Retype word for word the first line of the listing and each line after it up to the line with "width=0.9pt] (f3) -- (f4);", with the pictures taken out.

### Supplied material
·····
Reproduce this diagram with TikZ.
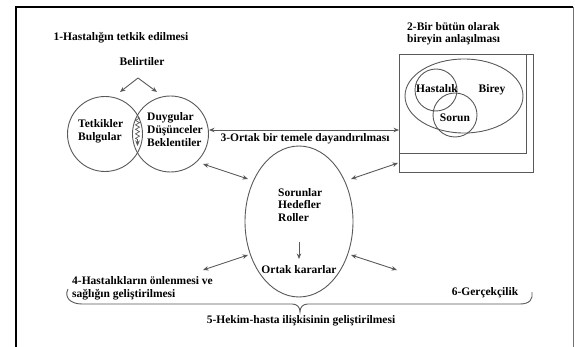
\documentclass[tikz,border=0pt]{standalone}
\usepackage{fontspec}
\setmainfont{Liberation Serif}[BoldFont={Liberation Serif Bold}]
\usetikzlibrary{arrows.meta,decorations.pathmorphing,shapes.geometric}
\begin{document}
\begin{tikzpicture}[x=1pt,y=-1pt,
  lbl/.style={font=\rmfamily\bfseries\fontsize{11.5}{12.8}\selectfont, inner sep=0pt, align=left, text=black},
  ln/.style={draw=black!65, line width=0.9pt},
  tip/.style={-{Stealth[length=5.5pt,width=4.5pt]}},
  arr/.style={ln, {Stealth[length=5.5pt,width=4.5pt]}-{Stealth[length=5.5pt,width=4.5pt]}},
  circ/.style={ln, circle, inner sep=0pt},
  ell/.style={ln, ellipse, inner sep=0pt}
]
\useasboundingbox (0,0) rectangle (575,347);
% frame
\coordinate (f1) at (16,347);
\coordinate (f2) at (16,7);
\coordinate (f3) at (573,7);
\coordinate (f4) at (573,347);
\draw[line width=1.1pt] (f1) -- (f2) -- (f3);
\draw[black!55, line width=0.9pt] (f3) -- (f4);

% 1
\node[lbl] (t1) at (121,38) {1-Hastalığın tetkik edilmesi};
\node[lbl] (bel) at (142,62) {Belirtiler};
\coordinate (apex) at (138,78);
\coordinate (tl) at (120,92);
\coordinate (tr) at (157,92);
\draw[ln, tip] (apex) -- (tl);
\draw[ln, tip] (apex) -- (tr);
\node[circ, minimum size=75pt] (lc) at (105,134) {};
\node[circ, minimum size=76pt] (rc) at (170.5,134) {};
\node[lbl, anchor=west] (tb) at (78,131) {Tetkikler\\Bulgular};
\node[lbl, anchor=west] (ddb) at (147,129.5) {Duygular\\Düşünceler\\Beklentiler};
\coordinate (z1) at (137.5,117);
\coordinate (z2) at (137.5,146);
\draw[ln, line width=0.7pt, tip, decorate, decoration={zigzag, amplitude=2pt, segment length=4.5pt, post length=6pt}] (z1) -- (z2);

% 2
\node[lbl, anchor=north west] (t2) at (407,22) {2-Bir bütün olarak\\bireyin anlaşılması};
\node[ln, draw, rectangle, minimum width=134pt, minimum height=118pt, inner sep=0pt] (box) at (466,113) {};
\coordinate (bi1) at (526,54);
\coordinate (bi2) at (526,153);
\coordinate (bi3) at (399,153);
\draw[ln] (bi1) -- (bi2) -- (bi3);
\node[ell, minimum width=118pt, minimum height=74pt] (birey) at (464,96) {};
\node[circ, minimum size=42pt] (hc) at (436,90) {};
\node[circ, minimum size=44pt] (sc) at (455,115) {};
\node[lbl] (th) at (437,89) {Hastalık};
\node[lbl] (tbi) at (492,90) {Birey};
\node[lbl] (ts) at (455,118) {Sorun};

% 3
\coordinate (h1) at (209,130);
\coordinate (h2) at (399,130);
\draw[arr] (h1) -- (h2);
\node[lbl] (t3) at (305,139) {3-Ortak bir temele dayandırılması};

% center ellipse
\node[ell, minimum width=108pt, minimum height=151pt] (big) at (299,221.5) {};
\node[lbl, anchor=west] (srh) at (278,205) {Sorunlar\\Hedefler\\Roller};
\coordinate (d1) at (299,242);
\coordinate (d2) at (299,259);
\draw[ln, tip] (d1) -- (d2);
\node[lbl] (ok) at (299,270) {Ortak kararlar};

\coordinate (ul1) at (248,179);
\coordinate (ul2) at (203,164);
\coordinate (ur1) at (351,179);
\coordinate (ur2) at (398,163);
\coordinate (ll1) at (248,255);
\coordinate (ll2) at (203,270);
\coordinate (lr1) at (351,255);
\coordinate (lr2) at (397,270);
\draw[arr] (ul1) -- (ul2);
\draw[arr] (ur1) -- (ur2);
\draw[arr] (ll1) -- (ll2);
\draw[arr] (lr1) -- (lr2);

% 4, 5, 6
\node[lbl, anchor=west] (t4) at (72,288) {4-Hastalıkların önlenmesi ve\\sağlığın geliştirilmesi};
\node[lbl] (t6) at (485,293) {6-Gerçekçilik};
\node[lbl] (t5) at (301,321) {5-Hekim-hasta ilişkisinin geliştirilmesi};
\coordinate (b1) at (68,289);
\coordinate (b2) at (82,304);
\coordinate (b3) at (292,304);
\coordinate (btip) at (300,312);
\coordinate (b4) at (308,304);
\coordinate (b5) at (520,304);
\coordinate (b6) at (532,292);
\draw[ln] (b1) .. controls (64,297) and (70,304) .. (b2) -- (b3)
  .. controls (297,304) and (300,307) .. (btip)
  .. controls (300,307) and (303,304) .. (b4) -- (b5)
  .. controls (530,304) and (533,299) .. (b6);
\end{tikzpicture}
\end{document}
·····
### Exercise answer
Reproduce this diagram with TikZ.
\documentclass[tikz,border=0pt]{standalone}
\usepackage{fontspec}
\setmainfont{Liberation Serif}[BoldFont={Liberation Serif Bold}]
\usetikzlibrary{arrows.meta,decorations.pathmorphing,shapes.geometric}
\begin{document}
\begin{tikzpicture}[x=1pt,y=-1pt,
  lbl/.style={font=\rmfamily\bfseries\fontsize{11.5}{12.8}\selectfont, inner sep=0pt, align=left, text=black},
  ln/.style={draw=black!65, line width=0.9pt},
  tip/.style={-{Stealth[length=5.5pt,width=4.5pt]}},
  arr/.style={ln, {Stealth[length=5.5pt,width=4.5pt]}-{Stealth[length=5.5pt,width=4.5pt]}},
  circ/.style={ln, circle, inner sep=0pt},
  ell/.style={ln, ellipse, inner sep=0pt}
]
\useasboundingbox (0,0) rectangle (575,347);
% frame
\coordinate (f1) at (16,347);
\coordinate (f2) at (16,7);
\coordinate (f3) at (573,7);
\coordinate (f4) at (573,347);
\draw[line width=1.1pt] (f1) -- (f2) -- (f3);
\draw[black!55, line width=0.9pt] (f3) -- (f4);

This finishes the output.